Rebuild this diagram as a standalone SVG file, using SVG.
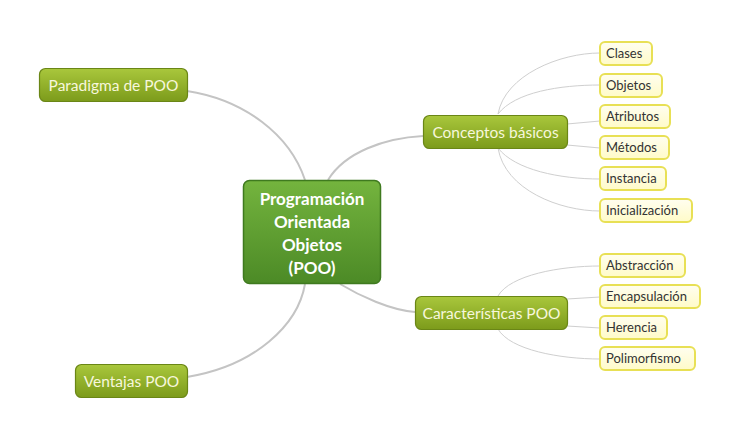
<svg xmlns="http://www.w3.org/2000/svg" width="738" height="436" viewBox="0 0 738 436">
<defs>
<linearGradient id="gMain" x1="0" y1="0" x2="0" y2="1"><stop offset="0" stop-color="#74b43e"/><stop offset="1" stop-color="#4c8a26"/></linearGradient>
<linearGradient id="gSub" x1="0" y1="0" x2="0" y2="1"><stop offset="0" stop-color="#a9c73c"/><stop offset="1" stop-color="#7c9b1b"/></linearGradient>
<linearGradient id="gLeaf" x1="0" y1="0" x2="0" y2="1"><stop offset="0" stop-color="#fffef0"/><stop offset="1" stop-color="#fffbc8"/></linearGradient>
<style>
.main{fill:url(#gMain);stroke:#3f7a1f;stroke-width:1.5}
.sub{fill:url(#gSub);stroke:#6a8616;stroke-width:1.2}
.leaf{fill:url(#gLeaf);stroke:#e8e055;stroke-width:2}
.tm{font-family:Lato,"Liberation Sans",sans-serif;font-weight:bold;font-size:17px;fill:#ffffff;text-anchor:middle}
.ts{font-family:Lato,"Liberation Sans",sans-serif;font-size:15.5px;fill:#f7f7dc;text-anchor:middle}
.tl{font-family:Lato,"Liberation Sans",sans-serif;font-size:13px;fill:#333333}
.c1{fill:none;stroke:#c4c4c4;stroke-width:2}
.c2{fill:none;stroke:#cfcfcf;stroke-width:1}
</style>
</defs>
<rect width="738" height="436" fill="#ffffff"/>
<g id="connectors">
<path class="c1" d="M187,91 C245,100 290,135 305,180"/>
<path class="c1" d="M187,377 C255,366 298,325 305,284"/>
<path class="c1" d="M328,180 C345,152 385,138 423,136"/>
<path class="c1" d="M340,284 C360,296 390,310 415,312"/>
<path class="c2" d="M498,114 C505,75 560,53 600,53"/>
<path class="c2" d="M498,114 C515,92 560,85 600,85"/>
<path class="c2" d="M567,124 L600,121"/>
<path class="c2" d="M567,145 L600,148"/>
<path class="c2" d="M498,148 C515,170 560,179 600,179"/>
<path class="c2" d="M498,148 C505,190 560,211 600,211"/>
<path class="c2" d="M498,296 C510,275 560,266 600,266"/>
<path class="c2" d="M567,299 L600,297"/>
<path class="c2" d="M567,326 L600,328"/>
<path class="c2" d="M498,329 C510,350 560,359 600,359"/>
</g>
<g id="main"><rect class="main" x="243.5" y="180.5" width="137" height="103" rx="6"/>
<text class="tm" x="312" y="205">Programación</text>
<text class="tm" x="312" y="228">Orientada</text>
<text class="tm" x="312" y="251">Objetos</text>
<text class="tm" x="312" y="274">(POO)</text></g>
<g id="paradigma"><rect class="sub" x="39.5" y="68.5" width="148" height="33" rx="6"/><text class="ts" x="113.5" y="91">Paradigma de POO</text></g>
<g id="ventajas"><rect class="sub" x="75.5" y="364.5" width="112" height="33" rx="6"/><text class="ts" x="131.5" y="387">Ventajas POO</text></g>
<g id="conceptos"><rect class="sub" x="423.5" y="115.5" width="144" height="33" rx="6"/><text class="ts" x="495.5" y="138">Conceptos básicos</text></g>
<g id="caracteristicas"><rect class="sub" x="415.5" y="296.5" width="152" height="33" rx="6"/><text class="ts" x="491.5" y="319">Características POO</text></g>
<g id="clases"><rect class="leaf" x="600" y="42" width="52" height="23" rx="5"/><text class="tl" x="606" y="58">Clases</text></g>
<g id="objetos"><rect class="leaf" x="600" y="74" width="62" height="23" rx="5"/><text class="tl" x="606" y="90">Objetos</text></g>
<g id="atributos"><rect class="leaf" x="600" y="105" width="70" height="23" rx="5"/><text class="tl" x="606" y="121">Atributos</text></g>
<g id="metodos"><rect class="leaf" x="600" y="136" width="69" height="23" rx="5"/><text class="tl" x="606" y="152">Métodos</text></g>
<g id="instancia"><rect class="leaf" x="600" y="167" width="66" height="23" rx="5"/><text class="tl" x="606" y="183">Instancia</text></g>
<g id="inicializacion"><rect class="leaf" x="600" y="199" width="92" height="23" rx="5"/><text class="tl" x="606" y="215">Inicialización</text></g>
<g id="abstraccion"><rect class="leaf" x="600" y="254" width="85" height="23" rx="5"/><text class="tl" x="606" y="270">Abstracción</text></g>
<g id="encapsulacion"><rect class="leaf" x="600" y="285" width="100" height="23" rx="5"/><text class="tl" x="606" y="301">Encapsulación</text></g>
<g id="herencia"><rect class="leaf" x="600" y="316" width="67" height="23" rx="5"/><text class="tl" x="606" y="332">Herencia</text></g>
<g id="polimorfismo"><rect class="leaf" x="600" y="347" width="95" height="23" rx="5"/><text class="tl" x="606" y="363">Polimorfismo</text></g>
</svg>
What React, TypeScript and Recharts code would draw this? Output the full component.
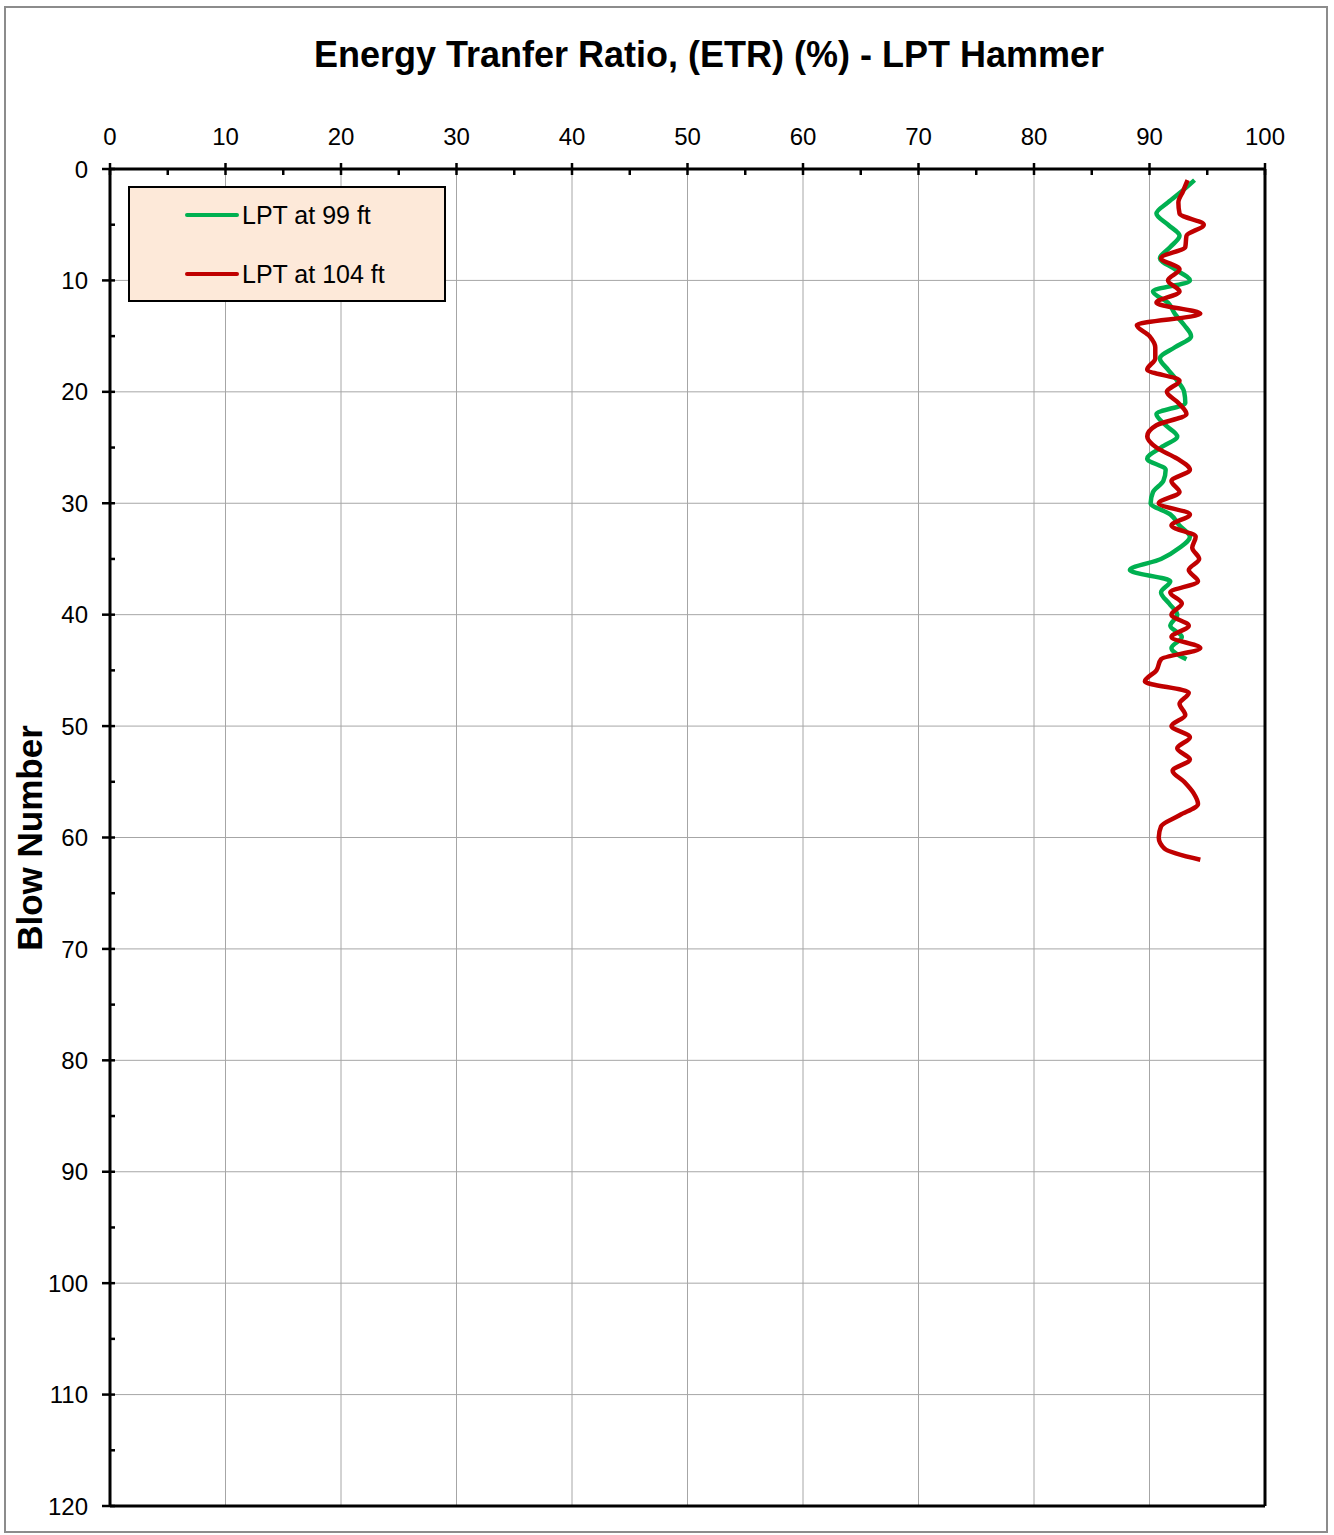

§ Exercise requirements: From the entries above, extract every line where the word "this" appears.

§ Full answer:
Rebuild this diagram as a standalone SVG file, using SVG.
What React, TypeScript and Recharts code would draw this? Output the full component.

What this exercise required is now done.